|Aug-09-04|| ||offramp: <chessgames> surely this is a draw! |
|Aug-09-04|| ||pim: I'm not a 100% sure about the draw, given the bishop pair and black's blacksquared pawns but anyway it seems to early to resign. More important than my opinion about this endgame is that I haven't been able to find this game, neither in their candidates match, nor in the Moscow tournament. Something wrong here? |
|Aug-09-04|| ||ray keene: blitz? white won on time?? |
|Aug-09-04|| ||offramp: <ray keene> Ray! Perhaps it was a friendly game! [Laughter]. |
|Aug-09-04|| ||henrilin: It was a blitz game. Played in Moscow 1971 according to my database(megabase CB) Probably lost on time. |
Does anybody - by the way - know why Korchnoi had such a hard time with Petro until 1972-1973? After that he crushes Petro convincingly.
|Aug-09-04|| ||Gypsy: When did Korchnoi emigrate <henrilin>? |
|Oct-11-04|| ||henrilin: I think it was late in the summer of 1976 after a tournemnet in Holland (The IBM-tournement) |
|May-03-05|| ||Caissanist: Petrosian's early advantage over Korchnoi was not as lopsided as it would seem from the games in this database, they played a lot of games inside the USSR that I imagine would be hard to find today. When Korchnoi defected the Soviet government ordered that all his games be removed from new books and new editions of old ones. No doubt they were particularly rigorous about Korchnoi's victories. |
I remember that when their 1977 match began, Edmar Mednis commented that the lifetime record between the two was dead even.
|Aug-10-05|| ||BobbyBishop: Korchnoi on Petrosian - "Now how can I be his second when watching how he plays chess makes me sick?" That's priceless...|
|Mar-25-06|| ||Nezhmetdinov: Korchnoi suffered against Petrosian during the sixties because P was the strongest player in the world for at least 3 years during that decade. K had not attained his full strength. For some reason, I cannot put my finger on it, I detest Korchnoi's chess - there is something crabbed and un-generous about it yet without the crystaline ferocity that marks other great positional players (Petrosian, Karpov, Kramnik). I'd like to appreciate his games more... Even Keene's book on the 1978 WCC with its welter of bizarre detail fails to get me enthused. On that subject: When will we see a proper World championship match? Tournements are only tournements, whatever FIDE wants to call them. I WANT A BLOODY 24 GAME MATCH TO IMMERSE MYSELF IN!|
|Mar-25-06|| ||suenteus po 147: <I WANT A BLOODY 24 GAME MATCH TO IMMERSE MYSELF IN!> So would I, but those are a thing of the past. The most recent talks for a classical match between two human players is focusing on twelve games maximum. More likely ten.|
|Mar-26-06|| ||Nezhmetdinov: Why should we simply accept this travesty of WC chess? Because there is nothing we can do. Except pray that FIDE changes hands.|
|Mar-26-06|| ||suenteus po 147: <Except pray that FIDE changes hands.> I would like to believe that this would change things for the better, but something tells me that the interest and sponsorship in long matches is not what it once was. Sure the public wants more games, but the players, their managers, and the sponsors negotiate the venue. It seems their interest in longer matches has lessened over time.|
|Aug-24-07|| ||M.D. Wilson: "Nezhmetdinov: For some reason, I cannot put my finger on it, I detest Korchnoi's chess - there is something crabbed and un-generous about it yet without the crystaline ferocity that marks other great positional players (Petrosian, Karpov, Kramnik)."|
Korchnoi was essentially a calculator of variations, and an excellent one at that. Many of his opponents played more "natural" moves. I don't see any intuition in Korchnoi's games, but I respect him for his tenacity and strength.

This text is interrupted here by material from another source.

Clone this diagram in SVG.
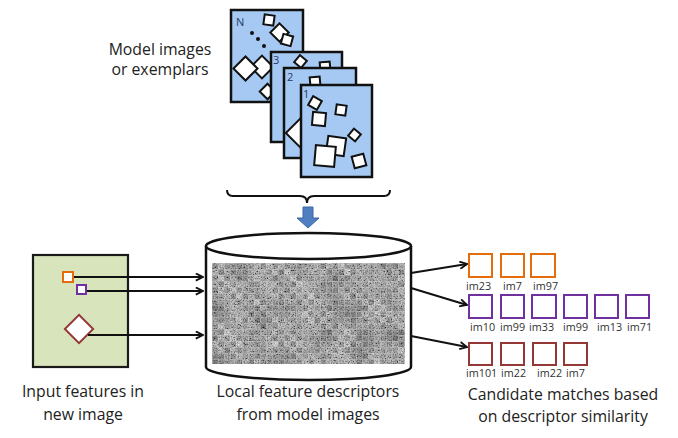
<svg xmlns="http://www.w3.org/2000/svg" width="678" height="438" viewBox="0 0 678 438">
<style>
.card{fill:#a6c9f3;stroke:#111;stroke-width:2.5}
.sq{fill:#fff;stroke:#111;stroke-width:2}
.cap{font-family:"Open Sans","Noto Sans",sans-serif;font-size:15.8px;fill:#222;text-anchor:middle}
.num{font-family:"Open Sans","Noto Sans",sans-serif;font-size:11px;fill:#1f3a6a}
.lab{font-family:"Open Sans","Noto Sans",sans-serif;font-size:10.8px;fill:#333}
.ln{stroke:#111;stroke-width:2;fill:none}
.or{fill:#fff;stroke:#e46c0a;stroke-width:2}
.pu{fill:#fff;stroke:#7030a0;stroke-width:2}
.br{fill:#fff;stroke:#953735;stroke-width:2}
</style>
<defs>
<marker id="ah" viewBox="0 0 10 10" refX="9" refY="5" markerWidth="9" markerHeight="9" markerUnits="userSpaceOnUse" orient="auto">
<path d="M1,1 L9,5 L1,9" fill="none" stroke="#111" stroke-width="2"/>
</marker>
<filter id="tex" x="0" y="0" width="100%" height="100%">
<feTurbulence type="fractalNoise" baseFrequency="0.7" numOctaves="2" seed="7" result="n"/>
<feColorMatrix in="n" type="matrix" values="2 0 0 0 -0.5  2 0 0 0 -0.5  2 0 0 0 -0.5  0 0 0 0 1" result="g"/>
<feComposite in="g" in2="SourceGraphic" operator="in"/>
</filter>
<filter id="blk" x="0" y="0" width="100%" height="100%">
<feTurbulence type="fractalNoise" baseFrequency="0.04" numOctaves="1" seed="2" result="n"/>
<feColorMatrix in="n" type="matrix" values="0 0 0 0 0  0 0 0 0 0  0 0 0 0 0  1.8 0 0 0 -0.8" result="g"/>
<feComposite in="g" in2="SourceGraphic" operator="in"/>
</filter>
<pattern id="pa" x="212" y="263" width="30" height="30" patternUnits="userSpaceOnUse">
<rect x="0" y="0" width="6" height="6" fill="#7a7a7a"/><rect x="6" y="0" width="6" height="6" fill="#a8a8a8"/><rect x="12" y="0" width="6" height="6" fill="#8c8c8c"/><rect x="18" y="0" width="6" height="6" fill="#5e5e5e"/><rect x="24" y="0" width="6" height="6" fill="#9c9c9c"/>
<rect x="0" y="6" width="6" height="6" fill="#969696"/><rect x="6" y="6" width="6" height="6" fill="#6a6a6a"/><rect x="12" y="6" width="6" height="6" fill="#b4b4b4"/><rect x="18" y="6" width="6" height="6" fill="#848484"/><rect x="24" y="6" width="6" height="6" fill="#727272"/>
<rect x="0" y="12" width="6" height="6" fill="#5a5a5a"/><rect x="6" y="12" width="6" height="6" fill="#8e8e8e"/><rect x="12" y="12" width="6" height="6" fill="#787878"/><rect x="18" y="12" width="6" height="6" fill="#a0a0a0"/><rect x="24" y="12" width="6" height="6" fill="#666"/>
<rect x="0" y="18" width="6" height="6" fill="#a2a2a2"/><rect x="6" y="18" width="6" height="6" fill="#707070"/><rect x="12" y="18" width="6" height="6" fill="#929292"/><rect x="18" y="18" width="6" height="6" fill="#6c6c6c"/><rect x="24" y="18" width="6" height="6" fill="#b0b0b0"/>
<rect x="0" y="24" width="6" height="6" fill="#808080"/><rect x="6" y="24" width="6" height="6" fill="#9a9a9a"/><rect x="12" y="24" width="6" height="6" fill="#626262"/><rect x="18" y="24" width="6" height="6" fill="#8a8a8a"/><rect x="24" y="24" width="6" height="6" fill="#767676"/>
</pattern>
<pattern id="pb" x="212" y="263" width="36" height="24" patternUnits="userSpaceOnUse">
<rect x="0" y="0" width="6" height="6" fill="#404040"/><rect x="6" y="0" width="6" height="6" fill="#c0c0c0"/><rect x="12" y="0" width="6" height="6" fill="#808080"/><rect x="18" y="0" width="6" height="6" fill="#e0e0e0"/><rect x="24" y="0" width="6" height="6" fill="#606060"/><rect x="30" y="0" width="6" height="6" fill="#a0a0a0"/>
<rect x="0" y="6" width="6" height="6" fill="#d0d0d0"/><rect x="6" y="6" width="6" height="6" fill="#505050"/><rect x="12" y="6" width="6" height="6" fill="#b0b0b0"/><rect x="18" y="6" width="6" height="6" fill="#707070"/><rect x="24" y="6" width="6" height="6" fill="#f0f0f0"/><rect x="30" y="6" width="6" height="6" fill="#303030"/>
<rect x="0" y="12" width="6" height="6" fill="#909090"/><rect x="6" y="12" width="6" height="6" fill="#e8e8e8"/><rect x="12" y="12" width="6" height="6" fill="#484848"/><rect x="18" y="12" width="6" height="6" fill="#c8c8c8"/><rect x="24" y="12" width="6" height="6" fill="#585858"/><rect x="30" y="12" width="6" height="6" fill="#888"/>
<rect x="0" y="18" width="6" height="6" fill="#686868"/><rect x="6" y="18" width="6" height="6" fill="#383838"/><rect x="12" y="18" width="6" height="6" fill="#d8d8d8"/><rect x="18" y="18" width="6" height="6" fill="#989898"/><rect x="24" y="18" width="6" height="6" fill="#b8b8b8"/><rect x="30" y="18" width="6" height="6" fill="#787878"/>
</pattern>
<pattern id="grid" x="212" y="263" width="6" height="6" patternUnits="userSpaceOnUse">
<path d="M0,0.5 H6 M0.5,0 V6" stroke="#cfcfcf" stroke-width="0.8" opacity="0.45"/>
</pattern>
</defs>

<g id="model-label">
<text class="cap" x="160" y="55">Model images</text>
<text class="cap" x="160" y="75">or exemplars</text>
</g>

<g id="card-N">
<rect class="card" x="231" y="10" width="72" height="92"/>
<text class="num" x="236" y="26">N</text>
<rect class="sq" x="264" y="15" width="10" height="10" transform="rotate(8 269 20)"/>
<rect class="sq" x="273" y="26" width="13" height="13" transform="rotate(45 279.5 32.5)"/>
<rect class="sq" x="282" y="35" width="10" height="10" transform="rotate(15 287 40)"/>
<circle cx="252" cy="33" r="2" fill="#111"/>
<circle cx="258" cy="39" r="2" fill="#111"/>
<circle cx="264" cy="46" r="2" fill="#111"/>
<rect class="sq" x="254" y="59" width="16" height="16" transform="rotate(45 262 67)"/>
<rect class="sq" x="237" y="60" width="17" height="17" transform="rotate(45 245.5 68.5)"/>
<rect class="sq" x="262" y="86" width="11" height="11" transform="rotate(45 267.5 91.5)"/>
</g>

<g id="card-3">
<rect class="card" x="271" y="52" width="71" height="90"/>
<text class="num" x="273" y="64">3</text>
<rect class="sq" x="296" y="57" width="9" height="9" transform="rotate(40 300.5 61.5)"/>
<rect class="sq" x="320" y="62" width="10" height="9" transform="rotate(-5 325 66)"/>
</g>

<g id="card-2">
<rect class="card" x="284" y="68" width="72" height="90"/>
<text class="num" x="287" y="81">2</text>
<rect class="sq" x="310" y="77" width="10" height="9" transform="rotate(-5 315 81)"/>
<rect class="sq" x="290" y="123" width="20" height="20" transform="rotate(45 300 133)"/>
</g>

<g id="card-1">
<rect class="card" x="301" y="85" width="71" height="92"/>
<text class="num" x="303" y="98">1</text>
<rect class="sq" x="310" y="98" width="10" height="10" transform="rotate(30 315 103)"/>
<rect class="sq" x="336" y="105" width="10" height="10" transform="rotate(8 341 110)"/>
<rect class="sq" x="312.5" y="112.5" width="13" height="13" transform="rotate(5 319 119)"/>
<rect class="sq" x="327" y="137" width="18" height="18" transform="rotate(8 336 146)"/>
<rect class="sq" x="315" y="146" width="20" height="20" transform="rotate(5 325 156)"/>
<rect class="sq" x="350" y="130.5" width="9" height="9" transform="rotate(40 354.5 135)"/>
<rect class="sq" x="353" y="155" width="12" height="12" transform="rotate(-15 359 161)"/>
</g>

<g id="brace">
<path d="M227,190 Q227,196 233,196 L300,196 Q307,196 307,203 Q307,196 314,196 L384,196 Q390,196 390,190" fill="none" stroke="#111" stroke-width="2"/>
</g>

<g id="down-arrow">
<path d="M303,207 H313 V218 H319 L308,228 L297,218 H303 Z" fill="#4f7fc0" stroke="#3d69a8" stroke-width="1"/>
</g>

<g id="database">
<path d="M206,246 V367 A102.5,13 0 0 0 411,367 V246" fill="#fff" stroke="#111" stroke-width="2.5"/>
<ellipse cx="308.5" cy="246" rx="102.5" ry="13" fill="#fff" stroke="#111" stroke-width="2.5"/>
<rect x="212" y="263" width="193" height="101" fill="url(#pa)"/>
<rect x="212" y="263" width="193" height="101" fill="url(#pb)" opacity="0.4"/>
<rect x="212" y="263" width="193" height="101" fill="#888" filter="url(#tex)" opacity="0.5"/>
<rect x="212" y="263" width="193" height="101" fill="#000" filter="url(#blk)" opacity="0.35"/>
<rect x="212" y="263" width="193" height="101" fill="url(#grid)"/>
</g>

<g id="input-image">
<rect x="33" y="255" width="95" height="112" fill="#d8e4bc" stroke="#1a1a1a" stroke-width="2.2"/>
<rect class="or" x="63" y="272" width="10" height="10"/>
<rect class="pu" x="77" y="285" width="9" height="9"/>
<rect x="69" y="319" width="20" height="20" class="br" transform="rotate(45 79 329)"/>
</g>

<g id="connectors">
<line class="ln" x1="74" y1="277" x2="203" y2="277" marker-end="url(#ah)"/>
<line class="ln" x1="87" y1="291" x2="203" y2="291" marker-end="url(#ah)"/>
<line class="ln" x1="88" y1="335" x2="203" y2="335" marker-end="url(#ah)"/>
<line class="ln" x1="411" y1="273" x2="467" y2="264" marker-end="url(#ah)"/>
<line class="ln" x1="411" y1="288" x2="467" y2="305" marker-end="url(#ah)"/>
<line class="ln" x1="411" y1="336" x2="467" y2="347" marker-end="url(#ah)"/>
</g>

<g id="matches-1">
<rect class="or" x="469" y="254" width="23" height="23"/>
<rect class="or" x="501" y="254" width="23" height="23"/>
<rect class="or" x="531" y="254" width="24" height="23"/>
<text class="lab" x="466" y="290">im23</text>
<text class="lab" x="503" y="290">im7</text>
<text class="lab" x="533" y="290">im97</text>
</g>

<g id="matches-2">
<rect class="pu" x="469" y="295" width="23" height="23"/>
<rect class="pu" x="501" y="295" width="23" height="23"/>
<rect class="pu" x="532" y="295" width="24" height="23"/>
<rect class="pu" x="564" y="295" width="23" height="23"/>
<rect class="pu" x="595" y="295" width="23" height="23"/>
<rect class="pu" x="626" y="295" width="23" height="23"/>
<text class="lab" x="470" y="331">im10</text>
<text class="lab" x="500" y="331">im99</text>
<text class="lab" x="529" y="331">im33</text>
<text class="lab" x="563" y="331">im99</text>
<text class="lab" x="597" y="331">im13</text>
<text class="lab" x="627" y="331">im71</text>
</g>

<g id="matches-3">
<rect class="br" x="469" y="343" width="23" height="22"/>
<rect class="br" x="501" y="343" width="23" height="22"/>
<rect class="br" x="533" y="343" width="23" height="22"/>
<rect class="br" x="564" y="343" width="23" height="22"/>
<text class="lab" x="466" y="377">im101</text>
<text class="lab" x="501" y="377">im22</text>
<text class="lab" x="537" y="377">im22</text>
<text class="lab" x="566" y="377">im7</text>
</g>

<g id="captions">
<text class="cap" x="83" y="397">Input features in</text>
<text class="cap" x="83" y="420">new image</text>
<text class="cap" x="308" y="397">Local feature descriptors</text>
<text class="cap" x="308" y="420">from model images</text>
<text class="cap" x="563" y="400">Candidate matches based</text>
<text class="cap" x="563" y="422">on descriptor similarity</text>
</g>
</svg>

|Aug-24-07|| ||Honza Cervenka: For a blitz game Petrosian's positional pressure was quite impressive here. But he missed some tactical shots that could turn his advantage into clear win. In normal game he would have found 22.Bxh7+! Nxh7 23.Rh3 easily and also 26.Bb4 Qxb4 27.Nxc6 would not have escaped him though 26.Nxc6 is quite good as well. Also 35.Bf1 with next Rb3 would have happened for sure in a game with different time control.|
|Aug-16-10|| ||Ulhumbrus: Three differences between the present game and the game Bogoljubov vs Botvinnik, 1936 are that firstly, Botvinnik castled before playing the move ...d5; secondly, Bogoljuboff spent a move on the move b3; thirdly, Bogoljuboff developed his QB to e3 and not to g5. In the present game after 9 Bg5 Black cannot play 9...Ne4 as White has 10 Bxe7 Qxe7 11 cd ed 12 Bb5+ Kf8 and Black has lost the right to castle.|
All this suggests that instead of 8...d5, 8...0-0 is better.